Mike Riley, the attorney for defendant Shain Duka, said the case was built on "the mouth of Mohamad Shnewer and the computer of Mohamad Shnewer."

Jihadist videos

In addition to his many inflammatory statements about killing soldiers, Shnewer downloaded more than 100 jihadist videos to his laptop, including some created by al-Sahab, the media wing of al-Qaeda.

It was those videos, and similar ones found on the hard drive of defendant Eljvir Duka, that prosecutors said inspired the five men, all foreign-born Muslims raised in South Jersey, to plot an attack on Fort Dix.

The defense countered that Shnewer was prodded into action only after continual badgering from Mahmoud Omar, an FBI informant with a record of bank fraud. Omar was paid nearly $240,000 for his cooperation.

Huff also said a second FBI informant, Besnik Bakalli, took a similar tactic with the three Duka brothers - defendants Dritan, Eljvir and Shain Duka. He said Bakalli challenged their common Albanian sense of manhood and played on their anger at the treatment of Muslims around the world.

"You're cowards, you're letting people die, your families overseas, and you don't do anything," Huff said, describing Bakalli's approach.

Fitzpatrick countered that the defense arguments amounted to an attempt to deflect responsibility.

"I said it, but I didn't mean it. If I did mean it, then somebody made me say it," he said. "After hours and hours of arguments, everything boils down to that."

Trips to Poconos

The Duka brothers are accused of "training" for their mission on annual trips to the Poconos, where they would shoot guns at a firing range and talk about jihad.

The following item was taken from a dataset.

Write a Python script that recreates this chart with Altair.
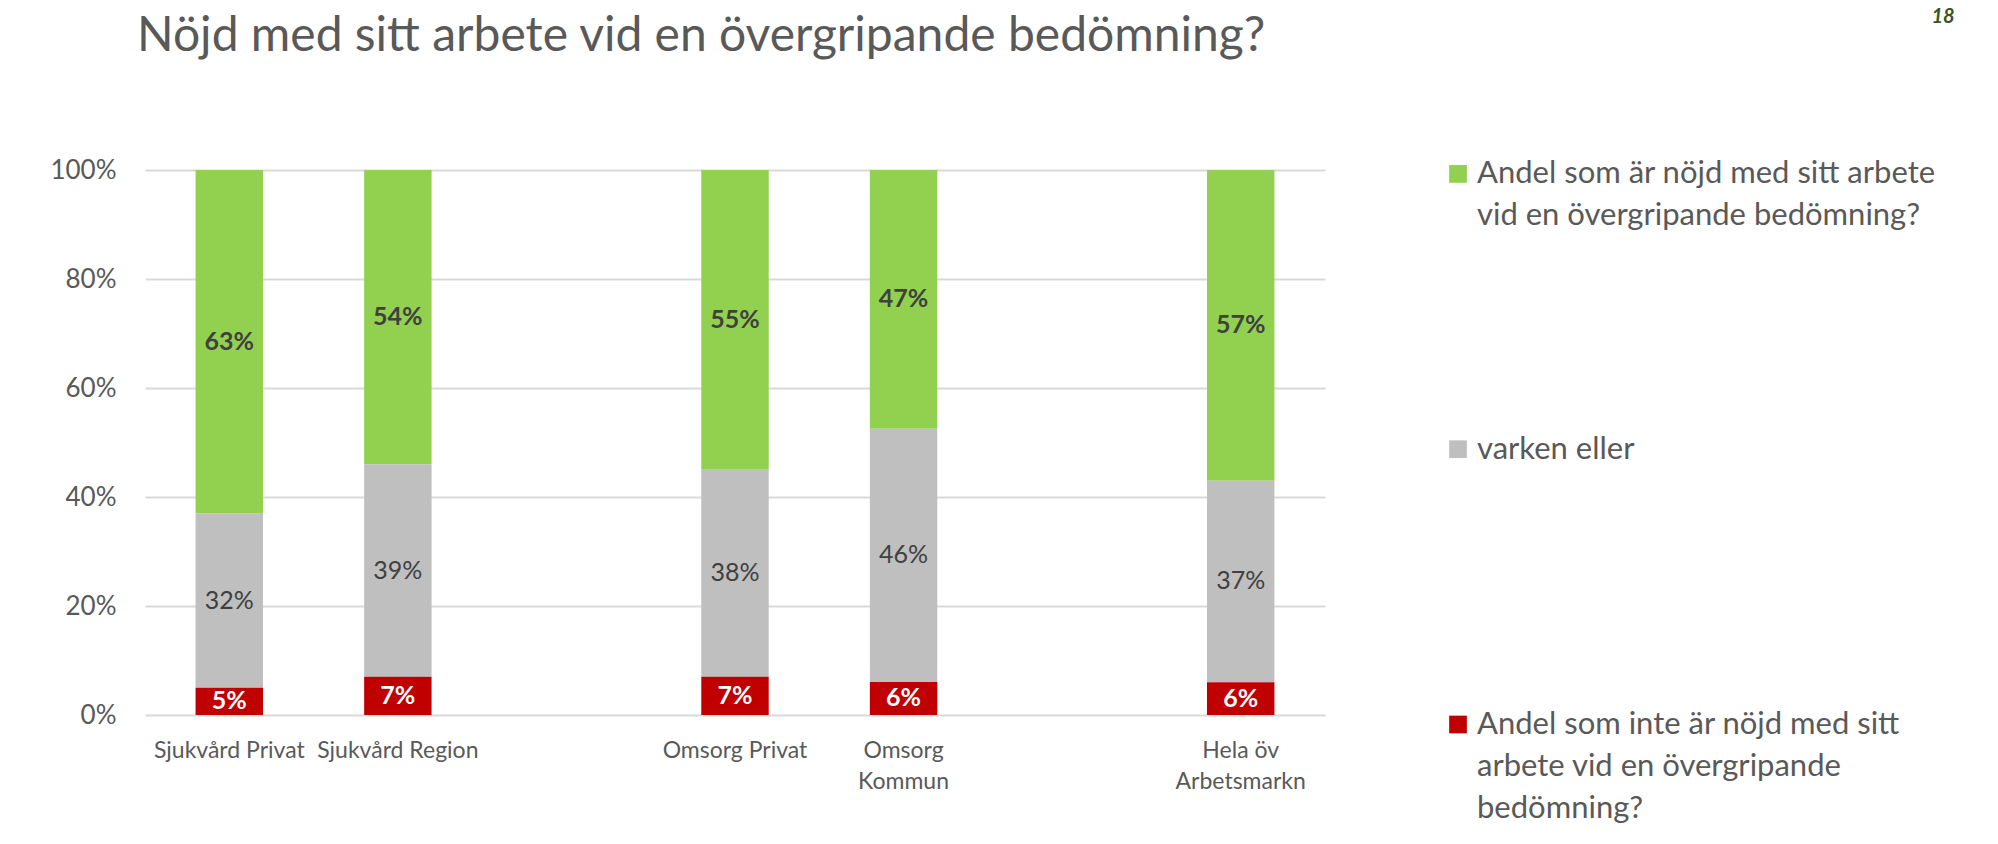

The defense said the trips also included horseback riding, watching movies and playing video games - the stuff of young men on vacation.

"There was pillow fighting," Huff said. "I'm sure Osama bin Laden is sitting in a cave as we speak . . . pillow fighting."

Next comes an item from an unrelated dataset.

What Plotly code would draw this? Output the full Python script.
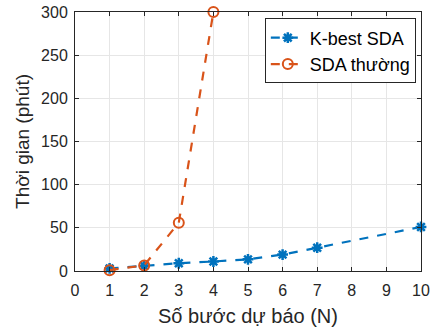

Dritan and Shain Duka were arrested on May 7, 2007, while attempting to buy seven rifles from Omar. The defense argued that they intended only to use those guns at the firing range.

Fitzpatrick later held up two of the guns, an AK-47 and an M-16, for jurors to inspect and called them "weapons of war."

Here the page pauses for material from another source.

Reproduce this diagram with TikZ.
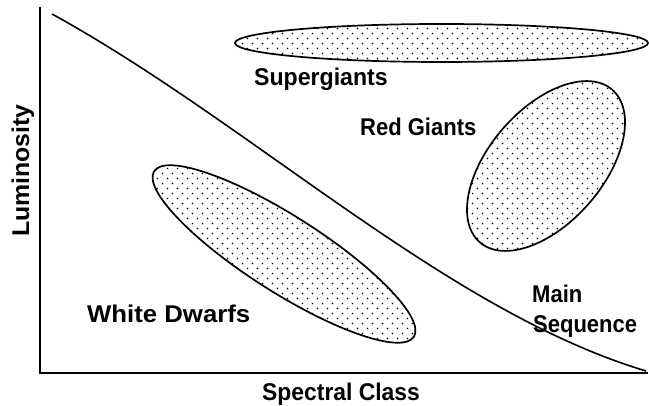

"Weapons in a war, as they said it, between the United States and true Muslims," he said. "A war they said time and again they needed to train for."

The final defendant in the case, Serdar Tatar, was accused of taking a map of Fort Dix from his family's pizzeria, which delivered to the base, and giving it to Omar.

But Tatar, who applied to become a police officer at several departments, also told a Philadelphia police sergeant about Omar asking for the map. He later spoke to the FBI, telling agents that he tried to record one of his conversations with Omar on his cell phone.

"Maybe he was trying to do to Omar what Omar was trying to do to him - get inside his mind," said Tatar's attorney, Richard Sparaco. "This guy wanted to be a cop. This is his opportunity."

Sparaco said Tatar delayed giving Omar the map for weeks, while asking him about his intentions and trying to convince him that attacking the base would be a "big problem for all Muslims in this country."

Tatar gave Omar the map before speaking to the FBI, and three times denied having done so in his interview with the agents. Fitzpatrick said Tatar approached the police sergeant in an effort to find out if Omar was an informant.

In the hundreds of hours of secretly recorded conversations, the defendants made countless, chilling statements about jihad and killing Americans.

But, on numerous occasions, they also gave sober evaluations about their unwillingness to harm anyone and the nature of their religion.

Attorney Troy Archie ended his argument by playing a clip of his client, Eljvir Duka, holding forth on the meaning of jihad as the routine struggles of life.

"This is our big jihad," Duka said. "To be good believers, to try to be good people."

Fitzpatrick acknowledged those statements, but said they were almost always followed by more radical talk - even from Shain Duka, who is heard the least on the recordings.

"For every time he says, 'We're not ready, it's all just talk' he follows it up with a strong declarative statement, 'When the time comes, I'm ready,' " Fitzpatrick said.